January 11 2018
Longtime Wheaton College wrestling coach and professor Pete Willson died at 89 years old on Dec. 30. Willson is survived by five daughters, 16 grandchildren, 30 great-grandchildren and his wife, June Coray, daughter of Wheaton basketball coach Ed Coray. Willson coached the wrestling team for 26 years, including 16 as head coach. Wheaton football coach Jeff Peltz remembers him as a man who was at once both “tough and tender.”
“He could flip the switch when he was a wrestler and coach and then be humble, compassionate and caring for the soul,” said Peltz. “He would quote you scripture when you needed it, start class with a devo, but also look you in the eye if you needed accountability.”
Willson graduated from Wheaton College in 1950 after being part of the football and wrestling teams during his years here. Willson competed in three NCAA championships while competing at Wheaton and was the first wrestler to win the Wheaton Invitational four times. Willson coached a variety of sports at the high school level before he returned to the college in 1964 as an assistant wrestling coach. Ten years later, he took over the head coaching position from 1974 to 1990 and again from 1995 to 1996. Between 1974 and Willson’s retirement in 1990, the wrestling program won three CCIW championships, produced 19 Division III All-Americans and saw three Division III NCAA championships for individuals, one of whom is his grandson Paul Elsen. Willson was also a professor in the physical education department from 1969 to 1990 and served as the tournament Director for the Wheaton Invitational until 2000, after which it was renamed in his Honor.
Willson is a part of the National Wrestling Coaches Association’s Division III Hall of Fame; he was also inducted into the Illinois State Wrestling Coaches Hall of Fame in 1979. According to the Wheaton College Athletic Website, Willson was inducted into Wheaton’s “Hall of Honor” for his athletic accomplishments as an athlete and coach while serving the school. He was also named Wheaton’s Alumnus of the Year for Distinguished service to Alma Mater in 1987. Outside of his success as a coach, Willson invested deeply in his family and his community.
“He loved his family dearly and spent uncountable hours working for widows and those who could not pay or do work around the house for themselves,” Peltz said.
Associate Athletic Director Bill Stukes, who first met Willson as a student at Wheaton in 1981, echoed Peltz’s thoughts, calling Willson a “quintessential Wheaton guy.”

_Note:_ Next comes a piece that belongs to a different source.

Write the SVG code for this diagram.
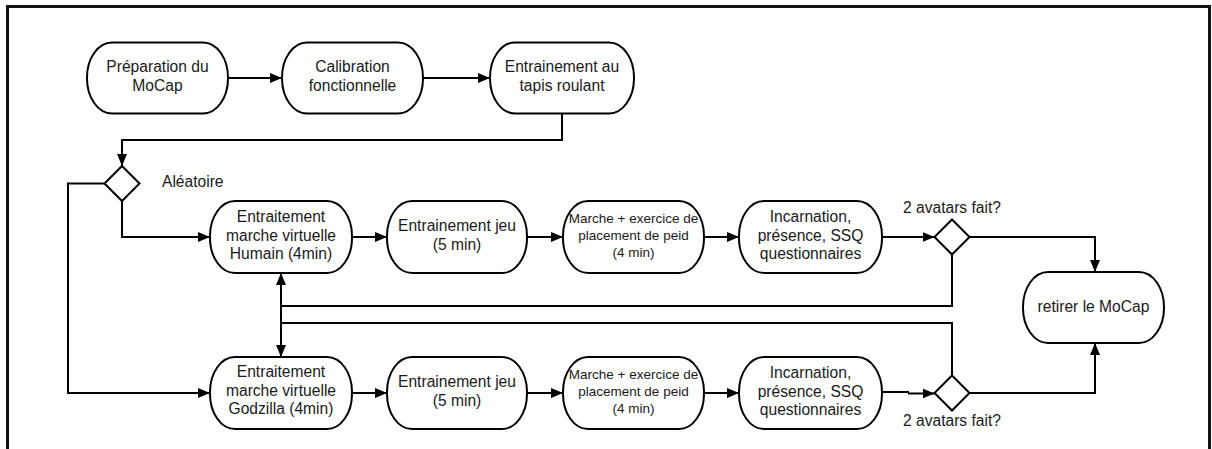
<svg xmlns="http://www.w3.org/2000/svg" width="1212" height="449" viewBox="0 0 1212 449">
  <style>
    .node { fill: #ffffff; stroke: #000000; stroke-width: 2; }
    .dec { fill: #ffffff; stroke: #000000; stroke-width: 2; }
    .conn { fill: none; stroke: #000000; stroke-width: 2; marker-end: url(#arrow); }
    .t { font-family: "Liberation Sans", Arial, sans-serif; font-size: 15.6px; fill: #1a1a1a; text-anchor: middle; }
    .ts { font-family: "Liberation Sans", Arial, sans-serif; font-size: 13.5px; fill: #1a1a1a; text-anchor: middle; }
    .lbl { font-family: "Liberation Sans", Arial, sans-serif; font-size: 15.6px; fill: #1a1a1a; }
  </style>
  <defs>
    <marker id="arrow" markerUnits="userSpaceOnUse" markerWidth="13" markerHeight="11" refX="12" refY="5" orient="auto">
      <path d="M0,0 L12,5 L0,10 z" fill="#000000"/>
    </marker>
  </defs>
  <rect x="0" y="0" width="1212" height="449" fill="#ffffff"/>
  <rect id="frame" x="7.5" y="6.5" width="1202" height="470" fill="none" stroke="#111111" stroke-width="3"/>

  <g id="connectors">
    <path class="conn" d="M228,78 H282"/>
    <path class="conn" d="M423,78 H490"/>
    <path class="conn" d="M562,113 V140 H122 V166"/>
    <path class="conn" d="M122,201 V237 H210"/>
    <path class="conn" d="M104.5,183.5 H68 V393 H210"/>
    <path class="conn" d="M352,237 H387"/>
    <path class="conn" d="M527,237 H563"/>
    <path class="conn" d="M704,237 H739"/>
    <path class="conn" d="M882,237 H934.5"/>
    <path class="conn" d="M969.5,237 H1095 V272"/>
    <path class="conn" d="M952,254.5 V306 H281 V357"/>
    <path class="conn" d="M952,375 V323 H281 V273"/>
    <path class="conn" d="M352,393 H387"/>
    <path class="conn" d="M527,393 H563"/>
    <path class="conn" d="M704,393 H739"/>
    <path class="conn" d="M882,392 H909 M908,393.5 H934.5"/>
    <path class="conn" d="M969.5,393 H1095 V343"/>
  </g>

  <g id="n-preparation">
    <rect class="node" x="87" y="42.5" width="141" height="71" rx="25" ry="35"/>
    <text class="t" x="157.5" y="72">Préparation du</text>
    <text class="t" x="157.5" y="90.5">MoCap</text>
  </g>
  <g id="n-calibration">
    <rect class="node" x="282" y="42.5" width="141" height="71" rx="25" ry="35"/>
    <text class="t" x="352.5" y="72">Calibration</text>
    <text class="t" x="352.5" y="90.5">fonctionnelle</text>
  </g>
  <g id="n-tapis">
    <rect class="node" x="490" y="42.5" width="144" height="71" rx="25" ry="35"/>
    <text class="t" x="562" y="72">Entrainement au</text>
    <text class="t" x="562" y="90.5">tapis roulant</text>
  </g>

  <g id="d-aleatoire">
    <path class="dec" d="M122,166 L139.5,183.5 L122,201 L104.5,183.5 z"/>
    <text class="lbl" x="162" y="187">Aléatoire</text>
  </g>

  <g id="n-humain">
    <rect class="node" x="210" y="201" width="142" height="72" rx="25" ry="35"/>
    <text class="t" x="281" y="222">Entraitement</text>
    <text class="t" x="281" y="240.5">marche virtuelle</text>
    <text class="t" x="281" y="259">Humain (4min)</text>
  </g>
  <g id="n-jeu1">
    <rect class="node" x="387" y="201" width="140" height="72" rx="25" ry="35"/>
    <text class="t" x="457" y="231">Entrainement jeu</text>
    <text class="t" x="457" y="249.5">(5 min)</text>
  </g>
  <g id="n-marche1">
    <rect class="node" x="563" y="201" width="141" height="72" rx="25" ry="35"/>
    <text class="ts" x="633.5" y="223">Marche + exercice de</text>
    <text class="ts" x="633.5" y="240">placement de peid</text>
    <text class="ts" x="633.5" y="257">(4 min)</text>
  </g>
  <g id="n-incarnation1">
    <rect class="node" x="739" y="201" width="143" height="72" rx="25" ry="35"/>
    <text class="t" x="810.5" y="222">Incarnation,</text>
    <text class="t" x="810.5" y="240.5">présence, SSQ</text>
    <text class="t" x="810.5" y="259">questionnaires</text>
  </g>
  <g id="d-avatars1">
    <path class="dec" d="M952,219.5 L969.5,237 L952,254.5 L934.5,237 z"/>
    <text class="t" x="952" y="213">2 avatars fait?</text>
  </g>

  <g id="n-retirer">
    <rect class="node" x="1023" y="272" width="141" height="71" rx="25" ry="35"/>
    <text class="t" x="1093.5" y="312">retirer le MoCap</text>
  </g>

  <g id="n-godzilla">
    <rect class="node" x="210" y="357" width="142" height="72" rx="25" ry="35"/>
    <text class="t" x="281" y="377">Entraitement</text>
    <text class="t" x="281" y="395.5">marche virtuelle</text>
    <text class="t" x="281" y="414">Godzilla (4min)</text>
  </g>
  <g id="n-jeu2">
    <rect class="node" x="387" y="357" width="140" height="72" rx="25" ry="35"/>
    <text class="t" x="457" y="387">Entrainement jeu</text>
    <text class="t" x="457" y="405.5">(5 min)</text>
  </g>
  <g id="n-marche2">
    <rect class="node" x="563" y="357" width="141" height="72" rx="25" ry="35"/>
    <text class="ts" x="633.5" y="379">Marche + exercice de</text>
    <text class="ts" x="633.5" y="396">placement de peid</text>
    <text class="ts" x="633.5" y="413">(4 min)</text>
  </g>
  <g id="n-incarnation2">
    <rect class="node" x="739" y="357" width="143" height="72" rx="25" ry="35"/>
    <text class="t" x="810.5" y="378">Incarnation,</text>
    <text class="t" x="810.5" y="396.5">présence, SSQ</text>
    <text class="t" x="810.5" y="415">questionnaires</text>
  </g>
  <g id="d-avatars2">
    <path class="dec" d="M952,375.5 L969.5,393 L952,410.5 L934.5,393 z"/>
    <text class="t" x="952" y="426">2 avatars fait?</text>
  </g>
</svg>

“I think after the Lord and his family his next love was Wheaton College,” Stukes said. “You could never outwork Pete; he was always the first in and the last out. … [And] Pete was always joyful, especially about his faith. He was always singing a hymn or sharing the good news of Jesus with others.”
The annual Pete Willson-Wheaton Invitational and the Pete Willson Wrestling Room where the team practices are only the most immediately apparent marks of Willson’s legacy; current head wrestling coach Jim Gruenwald affirmed Willson’s strong faith as his defining characteristic.
“Pete Willson was a man who was unashamedly a Christian,” Gruenwald said. “He served God and loved his neighbor. He mentored, coached and built into 30 years of young men at Wheaton College.… That right there is a life that is lived well and God-honoring. And if Pete heard me say this, he would put his head down in humility and say ‘God is good.’”
The Pete Willson-Wheaton Invitational will be held this year on January 26-27, followed by a memorial service at 2 p.m. at College Church on January 28.